Task brief. Copy nothing but the part that opens with the line containing "Clone this chart in matplotlib." and closes with the line containing "line.set_dashes(d)". Do not include pictures.

Records for processing.
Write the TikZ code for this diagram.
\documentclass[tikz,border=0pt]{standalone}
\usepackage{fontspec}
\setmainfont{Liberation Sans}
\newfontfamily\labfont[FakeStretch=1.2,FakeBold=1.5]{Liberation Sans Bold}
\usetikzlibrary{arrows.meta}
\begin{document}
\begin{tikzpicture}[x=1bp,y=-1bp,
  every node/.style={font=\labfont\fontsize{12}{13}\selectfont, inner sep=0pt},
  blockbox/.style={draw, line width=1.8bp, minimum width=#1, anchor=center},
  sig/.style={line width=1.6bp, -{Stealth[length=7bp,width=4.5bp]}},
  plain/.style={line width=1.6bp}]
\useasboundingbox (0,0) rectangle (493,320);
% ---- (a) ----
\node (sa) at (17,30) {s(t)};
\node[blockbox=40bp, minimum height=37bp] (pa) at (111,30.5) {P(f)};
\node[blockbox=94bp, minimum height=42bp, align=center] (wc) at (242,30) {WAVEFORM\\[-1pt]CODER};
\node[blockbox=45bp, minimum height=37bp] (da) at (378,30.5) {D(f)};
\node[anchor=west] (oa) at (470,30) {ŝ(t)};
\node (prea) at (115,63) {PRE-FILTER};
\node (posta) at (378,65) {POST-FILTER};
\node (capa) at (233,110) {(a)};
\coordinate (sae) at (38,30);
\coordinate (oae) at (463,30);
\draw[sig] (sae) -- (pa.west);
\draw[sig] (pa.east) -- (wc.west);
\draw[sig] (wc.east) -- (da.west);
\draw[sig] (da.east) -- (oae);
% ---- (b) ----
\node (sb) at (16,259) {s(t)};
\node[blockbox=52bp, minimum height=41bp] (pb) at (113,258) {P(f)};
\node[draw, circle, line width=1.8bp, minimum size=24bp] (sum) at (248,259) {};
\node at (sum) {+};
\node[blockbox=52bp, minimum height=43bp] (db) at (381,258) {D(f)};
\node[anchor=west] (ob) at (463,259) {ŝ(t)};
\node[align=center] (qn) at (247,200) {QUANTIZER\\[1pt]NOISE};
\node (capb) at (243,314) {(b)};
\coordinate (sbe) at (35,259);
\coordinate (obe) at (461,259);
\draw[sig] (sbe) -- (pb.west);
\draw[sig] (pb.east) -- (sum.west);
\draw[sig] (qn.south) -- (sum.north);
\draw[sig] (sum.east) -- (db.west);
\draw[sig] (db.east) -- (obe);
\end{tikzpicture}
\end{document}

---

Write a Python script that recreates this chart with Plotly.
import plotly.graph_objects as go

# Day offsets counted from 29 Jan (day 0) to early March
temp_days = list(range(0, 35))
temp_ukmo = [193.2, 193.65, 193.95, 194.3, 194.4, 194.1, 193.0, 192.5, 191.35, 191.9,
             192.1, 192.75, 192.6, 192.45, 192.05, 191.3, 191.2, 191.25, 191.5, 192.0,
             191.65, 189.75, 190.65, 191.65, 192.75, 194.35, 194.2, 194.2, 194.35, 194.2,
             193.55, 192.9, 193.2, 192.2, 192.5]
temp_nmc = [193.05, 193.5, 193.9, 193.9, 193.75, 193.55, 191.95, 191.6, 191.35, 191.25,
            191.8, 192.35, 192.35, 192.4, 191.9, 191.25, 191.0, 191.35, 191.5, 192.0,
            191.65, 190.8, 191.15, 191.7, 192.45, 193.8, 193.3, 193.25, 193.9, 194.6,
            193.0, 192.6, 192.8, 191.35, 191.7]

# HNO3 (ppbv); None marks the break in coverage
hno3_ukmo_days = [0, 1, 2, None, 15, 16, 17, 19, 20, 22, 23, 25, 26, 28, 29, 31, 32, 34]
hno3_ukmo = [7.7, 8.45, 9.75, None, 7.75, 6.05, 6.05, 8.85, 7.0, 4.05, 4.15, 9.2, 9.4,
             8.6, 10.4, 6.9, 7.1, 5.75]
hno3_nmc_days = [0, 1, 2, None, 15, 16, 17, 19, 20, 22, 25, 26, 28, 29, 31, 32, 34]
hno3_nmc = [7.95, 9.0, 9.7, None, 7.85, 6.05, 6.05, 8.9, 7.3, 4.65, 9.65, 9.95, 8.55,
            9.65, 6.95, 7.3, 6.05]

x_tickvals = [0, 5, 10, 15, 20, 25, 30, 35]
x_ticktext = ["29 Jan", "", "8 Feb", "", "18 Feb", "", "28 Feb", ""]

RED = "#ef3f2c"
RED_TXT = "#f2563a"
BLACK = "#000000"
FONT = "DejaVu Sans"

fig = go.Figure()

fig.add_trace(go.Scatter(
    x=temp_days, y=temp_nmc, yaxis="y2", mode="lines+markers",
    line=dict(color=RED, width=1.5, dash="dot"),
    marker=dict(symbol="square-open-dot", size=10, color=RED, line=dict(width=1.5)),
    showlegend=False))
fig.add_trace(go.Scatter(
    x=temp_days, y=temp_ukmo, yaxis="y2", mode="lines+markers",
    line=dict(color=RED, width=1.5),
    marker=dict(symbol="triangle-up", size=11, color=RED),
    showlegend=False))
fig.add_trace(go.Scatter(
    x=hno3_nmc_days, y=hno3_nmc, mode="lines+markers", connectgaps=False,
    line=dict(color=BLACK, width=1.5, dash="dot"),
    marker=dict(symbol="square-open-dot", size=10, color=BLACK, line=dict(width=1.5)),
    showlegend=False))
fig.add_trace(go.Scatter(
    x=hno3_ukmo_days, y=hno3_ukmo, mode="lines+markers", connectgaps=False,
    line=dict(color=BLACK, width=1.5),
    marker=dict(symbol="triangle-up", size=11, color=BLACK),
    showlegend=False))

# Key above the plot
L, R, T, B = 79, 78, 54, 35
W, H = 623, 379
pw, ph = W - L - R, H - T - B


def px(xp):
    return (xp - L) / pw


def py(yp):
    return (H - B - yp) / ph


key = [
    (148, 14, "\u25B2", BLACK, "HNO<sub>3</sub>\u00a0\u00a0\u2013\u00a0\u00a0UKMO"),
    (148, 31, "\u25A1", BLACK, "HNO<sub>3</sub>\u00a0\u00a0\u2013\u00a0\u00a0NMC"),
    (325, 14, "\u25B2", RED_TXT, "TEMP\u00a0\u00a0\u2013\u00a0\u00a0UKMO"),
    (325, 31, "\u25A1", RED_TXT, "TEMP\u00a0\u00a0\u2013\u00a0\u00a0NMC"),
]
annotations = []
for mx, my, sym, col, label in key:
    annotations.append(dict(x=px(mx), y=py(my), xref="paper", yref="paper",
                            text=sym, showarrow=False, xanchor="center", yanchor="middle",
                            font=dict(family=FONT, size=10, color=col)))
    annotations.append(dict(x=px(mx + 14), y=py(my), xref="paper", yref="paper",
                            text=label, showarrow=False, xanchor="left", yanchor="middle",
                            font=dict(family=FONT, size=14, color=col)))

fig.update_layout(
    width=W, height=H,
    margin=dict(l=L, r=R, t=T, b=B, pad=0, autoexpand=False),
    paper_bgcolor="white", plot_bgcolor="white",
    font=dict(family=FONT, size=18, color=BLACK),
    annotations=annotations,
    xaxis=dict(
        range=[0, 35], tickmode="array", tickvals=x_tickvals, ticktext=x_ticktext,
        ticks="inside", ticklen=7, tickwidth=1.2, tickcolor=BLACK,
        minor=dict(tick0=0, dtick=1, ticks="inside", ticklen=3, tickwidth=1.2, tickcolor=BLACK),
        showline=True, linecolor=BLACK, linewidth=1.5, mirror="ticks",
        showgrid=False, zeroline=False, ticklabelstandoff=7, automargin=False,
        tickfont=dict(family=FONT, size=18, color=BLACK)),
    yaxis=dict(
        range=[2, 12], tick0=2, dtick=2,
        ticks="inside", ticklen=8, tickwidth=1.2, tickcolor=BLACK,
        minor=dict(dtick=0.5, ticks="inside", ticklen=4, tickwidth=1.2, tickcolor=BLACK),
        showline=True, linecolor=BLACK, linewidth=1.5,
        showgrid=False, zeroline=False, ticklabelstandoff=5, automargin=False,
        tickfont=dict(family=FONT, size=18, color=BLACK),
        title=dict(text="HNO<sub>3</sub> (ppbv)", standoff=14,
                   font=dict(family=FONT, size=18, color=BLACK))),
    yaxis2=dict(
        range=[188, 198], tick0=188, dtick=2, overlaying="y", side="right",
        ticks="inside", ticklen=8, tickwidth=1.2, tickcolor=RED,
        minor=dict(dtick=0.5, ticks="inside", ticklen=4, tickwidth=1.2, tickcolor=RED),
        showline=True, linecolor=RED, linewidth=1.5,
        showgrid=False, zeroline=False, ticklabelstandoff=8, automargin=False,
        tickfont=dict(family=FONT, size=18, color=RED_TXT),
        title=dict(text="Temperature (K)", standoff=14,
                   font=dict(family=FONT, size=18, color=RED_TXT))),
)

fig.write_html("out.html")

==

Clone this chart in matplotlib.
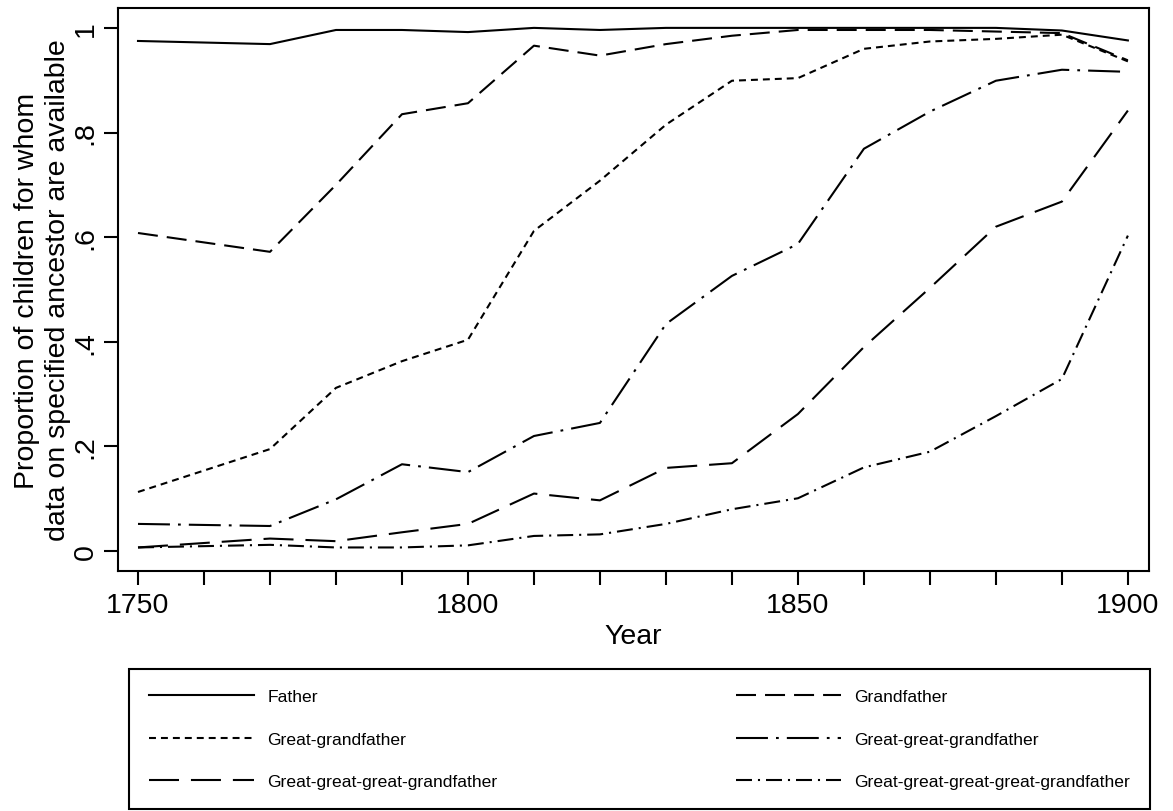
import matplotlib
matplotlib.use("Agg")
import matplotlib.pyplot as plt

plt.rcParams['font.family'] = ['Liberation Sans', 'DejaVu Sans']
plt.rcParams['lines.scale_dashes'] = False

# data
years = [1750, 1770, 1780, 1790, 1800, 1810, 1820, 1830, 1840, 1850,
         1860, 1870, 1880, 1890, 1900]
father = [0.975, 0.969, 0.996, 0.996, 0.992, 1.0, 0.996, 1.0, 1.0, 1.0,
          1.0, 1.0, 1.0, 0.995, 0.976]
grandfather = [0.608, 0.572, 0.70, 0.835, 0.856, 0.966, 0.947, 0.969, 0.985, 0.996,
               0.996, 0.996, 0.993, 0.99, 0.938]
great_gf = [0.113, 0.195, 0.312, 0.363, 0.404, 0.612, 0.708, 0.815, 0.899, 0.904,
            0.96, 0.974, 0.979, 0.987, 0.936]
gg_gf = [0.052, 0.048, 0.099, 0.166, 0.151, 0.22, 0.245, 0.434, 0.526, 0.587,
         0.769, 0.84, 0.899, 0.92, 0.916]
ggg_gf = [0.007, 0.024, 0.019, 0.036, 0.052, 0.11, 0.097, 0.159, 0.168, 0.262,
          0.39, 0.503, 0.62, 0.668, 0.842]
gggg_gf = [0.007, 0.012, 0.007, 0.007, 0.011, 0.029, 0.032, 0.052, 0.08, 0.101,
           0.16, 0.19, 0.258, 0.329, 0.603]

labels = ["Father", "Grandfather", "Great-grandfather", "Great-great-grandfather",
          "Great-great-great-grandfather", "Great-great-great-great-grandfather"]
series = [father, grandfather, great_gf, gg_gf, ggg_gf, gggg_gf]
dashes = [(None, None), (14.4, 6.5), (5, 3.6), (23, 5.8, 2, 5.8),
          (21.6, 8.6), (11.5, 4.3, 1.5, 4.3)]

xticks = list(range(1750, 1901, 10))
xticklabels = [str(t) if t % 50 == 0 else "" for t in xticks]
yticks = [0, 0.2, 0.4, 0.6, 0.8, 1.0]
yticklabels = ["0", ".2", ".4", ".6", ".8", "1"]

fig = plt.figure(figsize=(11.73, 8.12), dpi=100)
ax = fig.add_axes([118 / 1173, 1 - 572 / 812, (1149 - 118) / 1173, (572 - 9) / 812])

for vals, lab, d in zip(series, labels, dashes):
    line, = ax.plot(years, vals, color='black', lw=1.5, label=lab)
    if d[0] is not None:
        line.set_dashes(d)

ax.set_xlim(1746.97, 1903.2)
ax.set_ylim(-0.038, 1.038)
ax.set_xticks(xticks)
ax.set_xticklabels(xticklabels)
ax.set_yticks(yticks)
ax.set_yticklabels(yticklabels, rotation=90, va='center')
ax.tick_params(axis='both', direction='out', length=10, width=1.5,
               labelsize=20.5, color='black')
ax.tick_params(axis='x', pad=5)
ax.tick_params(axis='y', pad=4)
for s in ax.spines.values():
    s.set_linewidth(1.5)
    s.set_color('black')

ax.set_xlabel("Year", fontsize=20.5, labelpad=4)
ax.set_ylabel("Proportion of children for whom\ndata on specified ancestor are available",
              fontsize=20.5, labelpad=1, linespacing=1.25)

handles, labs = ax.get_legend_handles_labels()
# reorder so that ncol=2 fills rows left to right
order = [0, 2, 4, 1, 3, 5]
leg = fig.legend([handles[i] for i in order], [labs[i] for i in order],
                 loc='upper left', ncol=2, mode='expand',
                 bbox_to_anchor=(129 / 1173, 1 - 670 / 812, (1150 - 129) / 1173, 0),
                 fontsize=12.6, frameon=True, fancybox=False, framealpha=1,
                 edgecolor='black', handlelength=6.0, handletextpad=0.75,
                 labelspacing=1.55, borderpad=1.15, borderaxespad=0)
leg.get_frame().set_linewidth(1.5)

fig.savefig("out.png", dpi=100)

Output of the exercise.
Clone this chart in matplotlib.
import matplotlib
matplotlib.use("Agg")
import matplotlib.pyplot as plt

plt.rcParams['font.family'] = ['Liberation Sans', 'DejaVu Sans']
plt.rcParams['lines.scale_dashes'] = False

# data
years = [1750, 1770, 1780, 1790, 1800, 1810, 1820, 1830, 1840, 1850,
         1860, 1870, 1880, 1890, 1900]
father = [0.975, 0.969, 0.996, 0.996, 0.992, 1.0, 0.996, 1.0, 1.0, 1.0,
          1.0, 1.0, 1.0, 0.995, 0.976]
grandfather = [0.608, 0.572, 0.70, 0.835, 0.856, 0.966, 0.947, 0.969, 0.985, 0.996,
               0.996, 0.996, 0.993, 0.99, 0.938]
great_gf = [0.113, 0.195, 0.312, 0.363, 0.404, 0.612, 0.708, 0.815, 0.899, 0.904,
            0.96, 0.974, 0.979, 0.987, 0.936]
gg_gf = [0.052, 0.048, 0.099, 0.166, 0.151, 0.22, 0.245, 0.434, 0.526, 0.587,
         0.769, 0.84, 0.899, 0.92, 0.916]
ggg_gf = [0.007, 0.024, 0.019, 0.036, 0.052, 0.11, 0.097, 0.159, 0.168, 0.262,
          0.39, 0.503, 0.62, 0.668, 0.842]
gggg_gf = [0.007, 0.012, 0.007, 0.007, 0.011, 0.029, 0.032, 0.052, 0.08, 0.101,
           0.16, 0.19, 0.258, 0.329, 0.603]

labels = ["Father", "Grandfather", "Great-grandfather", "Great-great-grandfather",
          "Great-great-great-grandfather", "Great-great-great-great-grandfather"]
series = [father, grandfather, great_gf, gg_gf, ggg_gf, gggg_gf]
dashes = [(None, None), (14.4, 6.5), (5, 3.6), (23, 5.8, 2, 5.8),
          (21.6, 8.6), (11.5, 4.3, 1.5, 4.3)]

xticks = list(range(1750, 1901, 10))
xticklabels = [str(t) if t % 50 == 0 else "" for t in xticks]
yticks = [0, 0.2, 0.4, 0.6, 0.8, 1.0]
yticklabels = ["0", ".2", ".4", ".6", ".8", "1"]

fig = plt.figure(figsize=(11.73, 8.12), dpi=100)
ax = fig.add_axes([118 / 1173, 1 - 572 / 812, (1149 - 118) / 1173, (572 - 9) / 812])

for vals, lab, d in zip(series, labels, dashes):
    line, = ax.plot(years, vals, color='black', lw=1.5, label=lab)
    if d[0] is not None:
        line.set_dashes(d)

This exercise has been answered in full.